Suspension of operations at the National Radio Astronomy Observatory’s two telescopes in Greenbank, West Virginia, and at the Very Large Array in Socorro, New Mexico, as well as the 10 Very Long Baseline Array sites across the US, jeopardized research projects that required continuous data. About 500 hours of observing time were lost at Green Bank, half of which is seasonal and cannot be rescheduled. Over 600 hours of observing time were lost at the Very Large Array and the Very Long Baseline Array. Moreover, observatories ceased support for about 2700 users who were processing existing data or planning new observations. As a result, range of projects that detect radio waves emitted by astronomical objects and advance state-of-the-art signal processing were affected. The loss of observing time and user support will also impact both undergraduate projects and graduate students seeking data for thesis projects, the report said.

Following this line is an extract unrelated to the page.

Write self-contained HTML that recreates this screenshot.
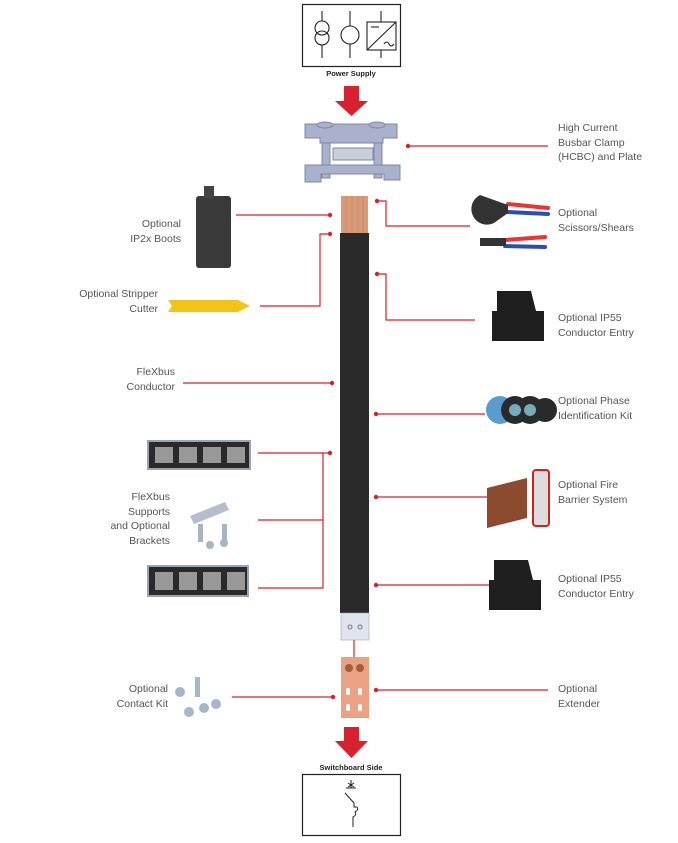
<!DOCTYPE html>
<html><head><meta charset="utf-8"><style>
body{margin:0;width:678px;height:843px;background:#fff;position:relative;overflow:hidden;font-family:"Liberation Sans",sans-serif}
.t{position:absolute;font-size:10.5px;line-height:14.5px;color:#555}
.r{text-align:right}
svg{position:absolute;left:0;top:0}
</style></head><body>
<svg width="678" height="843" viewBox="0 0 678 843">
<!-- power supply box -->
<rect x="302.5" y="4.5" width="98" height="62" fill="#fff" stroke="#222" stroke-width="1.2"/>
<g fill="none" stroke="#222" stroke-width="1.1">
<line x1="322" y1="11" x2="322" y2="21"/><circle cx="322" cy="28" r="7"/><circle cx="322" cy="38" r="7"/><line x1="322" y1="45" x2="322" y2="58"/>
<line x1="350" y1="11" x2="350" y2="26"/><circle cx="350" cy="35" r="9"/><line x1="350" y1="44" x2="350" y2="58"/>
<line x1="381" y1="11" x2="381" y2="22"/><rect x="367" y="22" width="29" height="28"/><line x1="367" y1="50" x2="396" y2="22"/><line x1="381" y1="50" x2="381" y2="58"/>
<line x1="371" y1="27" x2="379" y2="27"/><path d="M384 44 q3 -4 5 0 q2 4 5 0"/>
</g>
<text x="351" y="76" font-size="7.5" font-weight="bold" text-anchor="middle" fill="#222" font-family="Liberation Sans">Power Supply</text>
<!-- arrows -->
<polygon points="344,86 359,86 359,101 368,101 351.5,116 335,101 344,101" fill="#d7212e"/>
<polygon points="344,727 359,727 359,741 368,741 351.5,758 335,741 344,741" fill="#d7212e"/>
<!-- clamp -->
<g fill="#a9b1cc" stroke="#7f88a6" stroke-width="1">
<rect x="322" y="140" width="8" height="38"/><rect x="374" y="140" width="8" height="38"/>
<rect x="333" y="148" width="40" height="12" fill="#c9cedb"/>
<path d="M305 165 h95 v15 h-16 v-6 h-63 v8 h-16z"/>
<path d="M305 124 h92 v14 h-14 v5 h-63 v-5 h-15z"/>
<ellipse cx="325" cy="125" rx="8" ry="3"/><ellipse cx="377" cy="125" rx="8" ry="3"/>
</g>
<!-- conductor -->
<rect x="341" y="196" width="27" height="37" fill="#d99a78"/>
<g stroke="#c07d5c" stroke-width="0.6"><line x1="346" y1="196" x2="346" y2="233"/><line x1="352" y1="196" x2="352" y2="233"/><line x1="358" y1="196" x2="358" y2="233"/><line x1="363" y1="196" x2="363" y2="233"/></g>
<rect x="340" y="233" width="29" height="380" fill="#2a2a2a"/>
<rect x="341" y="613" width="28" height="27" fill="#dfe4ef" stroke="#9aa" stroke-width="0.6"/>
<circle cx="350" cy="627" r="2" fill="none" stroke="#777"/><circle cx="360" cy="627" r="2" fill="none" stroke="#777"/>
<line x1="354" y1="640" x2="354" y2="657" stroke="#d7212e" stroke-width="1.2"/>
<rect x="341" y="657" width="28" height="61" fill="#e9a283"/>
<circle cx="349" cy="668" r="4" fill="#a65a3c"/><circle cx="360" cy="668" r="4" fill="#a65a3c"/>
<g fill="#fff"><rect x="346" y="688" width="4" height="7" rx="2"/><rect x="358" y="688" width="4" height="7" rx="2"/><rect x="346" y="704" width="4" height="7" rx="2"/><rect x="358" y="704" width="4" height="7" rx="2"/></g>
<text x="351" y="770" font-size="7.5" font-weight="bold" text-anchor="middle" fill="#222" font-family="Liberation Sans">Switchboard Side</text>
<rect x="302.5" y="774.5" width="98" height="61" fill="#fff" stroke="#222" stroke-width="1.2"/>
<g fill="none" stroke="#222" stroke-width="1"><line x1="351" y1="780" x2="351" y2="788"/><line x1="348" y1="783" x2="354" y2="787"/><line x1="354" y1="783" x2="348" y2="787"/><line x1="346" y1="788" x2="356" y2="788"/><line x1="345" y1="793" x2="354" y2="803"/><path d="M354 803 v4 h3 q2 3 -2 5 q2 3 -2 5 v10"/></g>
<!-- leader lines -->
<g stroke="#d7212e" stroke-width="1.2" fill="none">
<line x1="408" y1="146" x2="548" y2="146"/>
<polyline points="377,201 386,201 386,226 470,226"/>
<polyline points="377,274 386,274 386,320 475,320"/>
<line x1="376" y1="414" x2="485" y2="414"/>
<line x1="376" y1="497" x2="488" y2="497"/>
<line x1="376" y1="585" x2="490" y2="585"/>
<line x1="376" y1="690" x2="548" y2="690"/>
<line x1="236" y1="215" x2="330" y2="215"/>
<polyline points="330,234 320,234 320,306 260,306"/>
<line x1="183" y1="383" x2="332" y2="383"/>
<polyline points="330,453 323,453 323,588 258,588"/>
<line x1="258" y1="453" x2="323" y2="453"/>
<line x1="258" y1="520" x2="323" y2="520"/>
<line x1="232" y1="697" x2="333" y2="697"/>
</g>
<g fill="#d7212e">
<circle cx="408" cy="146" r="2.2"/><circle cx="377" cy="201" r="2.2"/><circle cx="377" cy="274" r="2.2"/><circle cx="376" cy="414" r="2.2"/><circle cx="376" cy="497" r="2.2"/><circle cx="376" cy="585" r="2.2"/><circle cx="376" cy="690" r="2.2"/><circle cx="330" cy="215" r="2.2"/><circle cx="330" cy="234" r="2.2"/><circle cx="332" cy="383" r="2.2"/><circle cx="330" cy="453" r="2.2"/><circle cx="333" cy="697" r="2.2"/>
</g>
<!-- product images (approx) -->
<rect x="196" y="196" width="35" height="72" rx="3" fill="#3a3a3a"/><rect x="204" y="186" width="10" height="12" fill="#444"/>
<path d="M168 300 h70 l12 6 l-12 6 h-70 l4 -6z" fill="#f2c318"/>
<g stroke-width="4" stroke-linecap="round" fill="none"><path d="M508 204 l40 4" stroke="#e33"/><path d="M508 212 l40 2" stroke="#2a4fb0"/><path d="M505 240 l40 -3" stroke="#e33"/><path d="M505 246 l40 1" stroke="#2a4fb0"/></g>
<path d="M480 195 a14 14 0 1 0 14 28 l14 -10 v-8 z" fill="#333"/><path d="M480 238 h26 v8 h-26z" fill="#333"/>
<path d="M497 291 h34 l5 20 h8 v30 h-52 v-30 h5z" fill="#1e1e1e"/>
<path d="M494 560 h34 l5 20 h8 v30 h-52 v-30 h5z" fill="#1e1e1e"/>
<g><circle cx="500" cy="410" r="14" fill="#5b9ccf"/><circle cx="515" cy="410" r="14" fill="#2a2a2a"/><circle cx="530" cy="410" r="14" fill="#2a2a2a"/><circle cx="545" cy="410" r="12" fill="#2a2a2a"/><circle cx="515" cy="410" r="6" fill="#7ab"/><circle cx="530" cy="410" r="6" fill="#7ab"/></g>
<path d="M487 488 l40 -10 v40 l-40 10z" fill="#8c4a2e"/><rect x="533" y="470" width="16" height="56" rx="3" fill="#ddd" stroke="#c22" stroke-width="2"/>
<g fill="#2a2a2a" stroke="#9aa3b8" stroke-width="2"><rect x="148" y="441" width="102" height="28"/><rect x="148" y="566" width="100" height="30"/></g>
<g fill="#999"><rect x="155" y="447" width="18" height="16"/><rect x="179" y="447" width="18" height="16"/><rect x="203" y="447" width="18" height="16"/><rect x="227" y="447" width="18" height="16"/><rect x="155" y="572" width="18" height="18"/><rect x="179" y="572" width="18" height="18"/><rect x="203" y="572" width="18" height="18"/><rect x="227" y="572" width="18" height="18"/></g>
<path d="M190 516 l35 -14 l4 8 l-35 14z" fill="#b6bdcc"/><g fill="#aab3c6"><rect x="198" y="524" width="5" height="18"/><rect x="222" y="524" width="5" height="18"/><circle cx="210" cy="545" r="4"/><circle cx="224" cy="543" r="4"/></g>
<g fill="#a8b6cc"><circle cx="180" cy="692" r="5"/><rect x="195" y="677" width="5" height="20"/><circle cx="189" cy="712" r="5"/><circle cx="204" cy="708" r="5"/><circle cx="216" cy="704" r="5"/></g>
</svg>
<div class="t" style="left:558px;top:121px">High Current<br>Busbar Clamp<br>(HCBC) and Plate</div>
<div class="t" style="left:558px;top:206px">Optional<br>Scissors/Shears</div>
<div class="t" style="left:558px;top:311px">Optional IP55<br>Conductor Entry</div>
<div class="t" style="left:558px;top:394px">Optional Phase<br>Identification Kit</div>
<div class="t" style="left:558px;top:478px">Optional Fire<br>Barrier System</div>
<div class="t" style="left:558px;top:572px">Optional IP55<br>Conductor Entry</div>
<div class="t" style="left:558px;top:682px">Optional<br>Extender</div>
<div class="t r" style="right:497px;top:217px">Optional<br>IP2x Boots</div>
<div class="t r" style="right:520px;top:287px">Optional Stripper<br>Cutter</div>
<div class="t r" style="right:503px;top:365px">FleXbus<br>Conductor</div>
<div class="t r" style="right:508px;top:490px">FleXbus<br>Supports<br>and Optional<br>Brackets</div>
<div class="t r" style="right:510px;top:682px">Optional<br>Contact Kit</div>
</body></html>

The Department of Energy and its contractors are likely to have lost at least three weeks of mission work, or about 6% of the year’s productivity, due to the preparations for the safe shutdown and resumption of facilities that the weapons laboratories were forced to make.

At NIST’s research reactor, about 70 experiments by academic and industry researchers could not be performed, and the cost of the lost beamtime was approximately $2 million, OMB said.